Charts and diagrams as code
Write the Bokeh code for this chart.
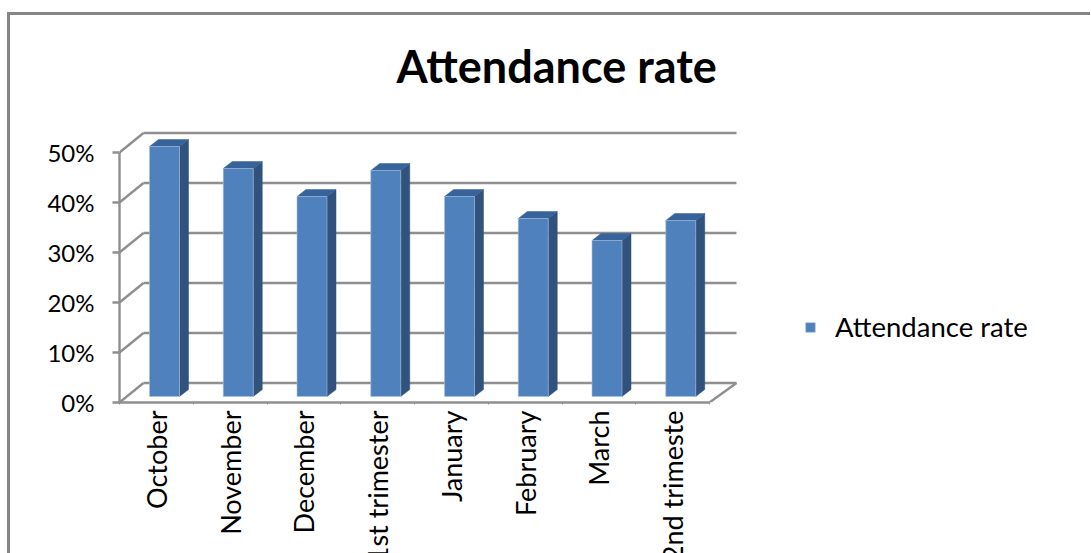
from bokeh.plotting import figure
from bokeh.embed import file_html
from bokeh.resources import INLINE
from bokeh.models import Range1d, FixedTicker, Legend, LegendItem

categories = ["October", "November", "December", "1st trimester", "January",
              "February", "March", "2nd trimeste"]
attendance = [50.0, 45.6, 40.0, 45.2, 40.0, 35.6, 31.2, 35.2]
y_ticks = [0, 10, 20, 30, 40, 50]
series_name = "Attendance rate"
chart_title = "Attendance rate"

PX_X = 73.75   # pixels per category
PX_Y = 5.0     # pixels per percentage point
FRAME_W, FRAME_H = 956, 303
GRID = "#8f8f8f"
LW = 2.4
FRONT, SIDE, TOP = "#4f81bd", "#30527c", "#38639a"

BORDER_CSS = (":host::before{content:'';position:absolute;left:7px;top:12px;"
              "width:calc(100% + 8px);height:calc(100% + 3px);box-sizing:border-box;"
              "border-left:3px solid #868686;border-top:3px solid #868686;"
              "z-index:5;pointer-events:none}")

p = figure(width=1075, height=537, output_backend="svg", toolbar_location=None,
           x_range=Range1d(0, FRAME_W / PX_X), y_range=Range1d(0, FRAME_H / PX_Y),
           min_border_left=119, min_border_right=0, min_border_top=99, min_border_bottom=135,
           frame_width=FRAME_W, frame_height=FRAME_H,
           title=chart_title, stylesheets=[BORDER_CSS])
p.outline_line_color = None
p.grid.visible = False
p.background_fill_color = "white"
p.border_fill_color = "white"

p.title.align = "left"
p.title.offset = 277
p.title.standoff = 14
p.title.text_font = "Lato"
p.title.text_font_style = "bold"
p.title.text_font_size = "45px"
p.title.text_color = "#000000"

# 3-D projection offsets, in data units
wall_dx, wall_dy = 24 / PX_X, 19.5 / PX_Y
n = len(categories)
wall_end = (737 - 120) / PX_X

# back wall grid and left wall diagonals
p.multi_line([[wall_dx, wall_end] for v in y_ticks],
             [[v + wall_dy, v + wall_dy] for v in y_ticks], line_color=GRID, line_width=LW)
p.multi_line([[0, wall_dx] for v in y_ticks],
             [[v, v + wall_dy] for v in y_ticks], line_color=GRID, line_width=LW)
# right edge of floor
p.line([n, wall_end], [0, wall_dy], line_color=GRID, line_width=LW)

# bars
bar_left, bar_w = 30 / PX_X, 30 / PX_X
base = 6 / PX_Y
dx, dy = 9 / PX_X, 7 / PX_Y
lefts = [i + bar_left for i in range(n)]
rights = [l + bar_w for l in lefts]
tops = [base + v for v in attendance]
p.patches([[r, r + dx, r + dx, r] for r in rights],
          [[base, base + dy, t + dy, t] for t in tops],
          fill_color=SIDE, line_color=SIDE, line_width=0.5)
p.patches([[l, l + dx, r + dx, r] for l, r in zip(lefts, rights)],
          [[t, t + dy, t + dy, t] for t in tops],
          fill_color=TOP, line_color=TOP, line_width=0.5)
front = p.quad(left=lefts, right=rights, bottom=[base] * n, top=tops,
               fill_color=FRONT, line_color="#a9c1dd", line_width=0.6)

# axes
xa = p.xaxis[0]
centres = [i + 0.5 for i in range(n)]
xa.ticker = FixedTicker(ticks=centres, minor_ticks=list(range(n + 1)))
xa.major_label_overrides = {c: l for c, l in zip(centres, categories)}
xa.major_label_orientation = 1.5708
xa.major_label_text_font = "Lato"
xa.major_label_text_font_size = "27px"
xa.major_label_text_color = "#000000"
xa.major_label_standoff = 2
xa.major_tick_line_color = None
xa.minor_tick_line_color = GRID
xa.minor_tick_out = 2
xa.minor_tick_in = 0
xa.axis_line_color = GRID
xa.axis_line_width = LW
xa.bounds = (0, n)

ya = p.yaxis[0]
ya.ticker = FixedTicker(ticks=y_ticks)
ya.major_label_overrides = {v: f"{v}%" for v in y_ticks}
ya.major_label_text_font = "Lato"
ya.major_label_text_font_size = "24px"
ya.major_label_text_color = "#000000"
ya.major_label_standoff = 18
ya.major_tick_line_color = GRID
ya.major_tick_line_width = LW
ya.major_tick_out = 7
ya.major_tick_in = 0
ya.minor_tick_line_color = None
ya.axis_line_color = GRID
ya.axis_line_width = LW
ya.bounds = (0, 50)

legend = Legend(items=[LegendItem(label=series_name, renderers=[front])],
                location=(685, 59), orientation="vertical",
                glyph_width=12, glyph_height=12, label_standoff=19,
                border_line_color=None, background_fill_alpha=0,
                label_text_font="Lato", label_text_font_size="27.5px",
                label_text_color="#000000")
p.add_layout(legend, "center")

open("out.html", "w").write(file_html(p, INLINE))
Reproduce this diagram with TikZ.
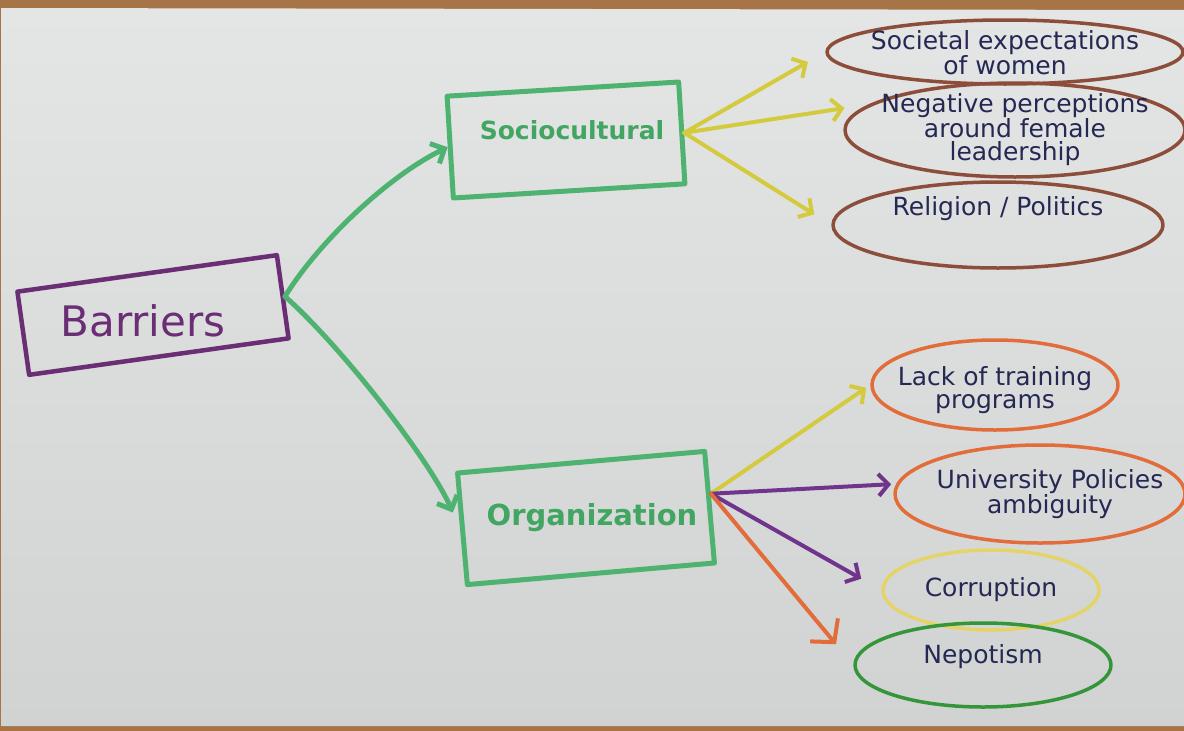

TASK OBJECTIVE
Give the lines again word for word, from the start of the records to the line holding "from bokeh.models import", both included, and leave out any picture.

EXERCISE ANSWER
Write the Bokeh code for this chart.
from bokeh.plotting import figure
from bokeh.embed import file_html
from bokeh.resources import INLINE
from bokeh.models import Range1d, FixedTicker, Legend, LegendItem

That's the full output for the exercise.